Edited by Ocke-Schwen Bohn and Murray J. Munro
[Language Learning & Language Teaching 17] 2007
► pp. 167–184
Temporal remnants from Mandarin in nonnative English speech
Second language (L2) production can take on the form of an interlanguage, a relatively stable system bearing the nature of both the native language (L1) and L2. Within such a system, acoustic-phonetic components of a syllable are known to bear interlanguage characteristics, but how do these interlanguage components interact within the syllable? The present study investigates temporal patterns of L1 and L2 in interaction within a syllable. Audio recordings were made of English stop-vowel syllables produced by native speakers of Mandarin who were fluent in English (ChE). Native English productions (AmE) of these syllables, and native productions of comparable Mandarin (ChM) stop-vowel syllables were also recorded. Temporal measures included stop closure duration, voiceonset time (VOT), vowel duration, and syllable duration.

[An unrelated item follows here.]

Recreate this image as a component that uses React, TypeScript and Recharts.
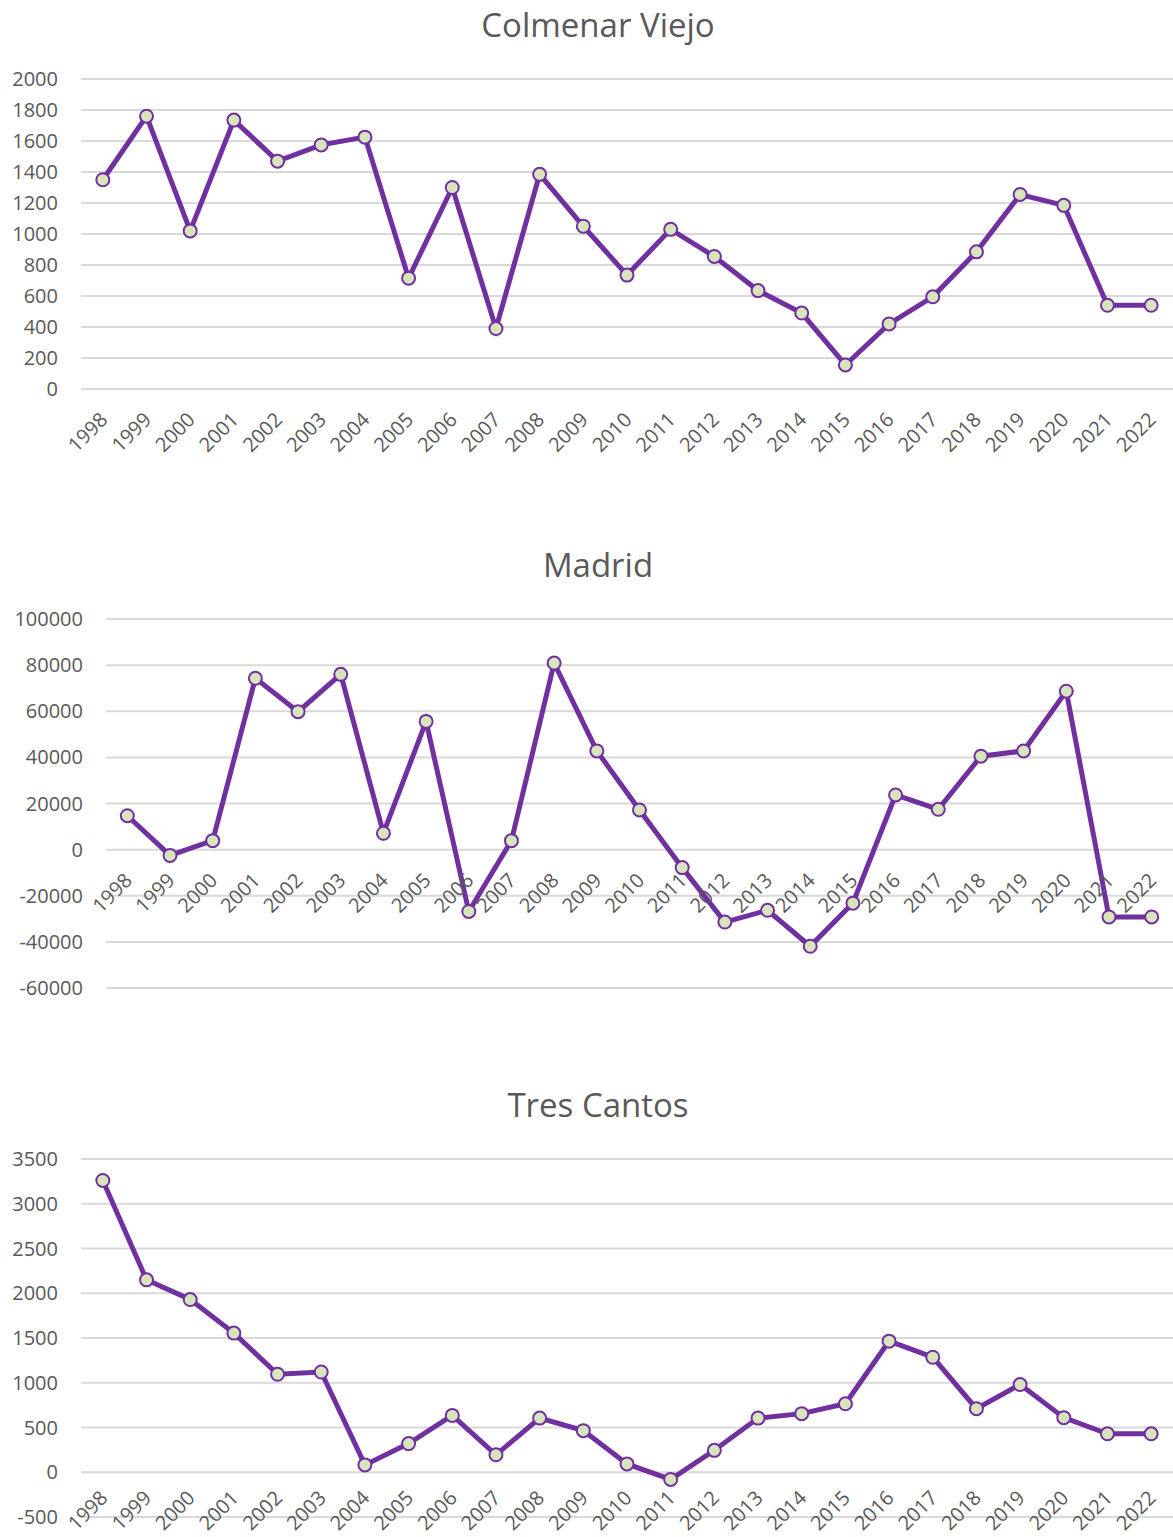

Results show that the internal timing of syllable components in ChE productions often deviates from ChE in the direction of AmE, with the closure duration, VOT, and vowel duration being intermediate to ChM and AmE. These temporal deviations of individual components were also compensated by temporal adjustments of other components in the syllable, maintaining a balanced distribution between the consonant and vowel. These findings are discussed in the context of previous research on interlanguage behavior and the gradual process of acquiring a target language.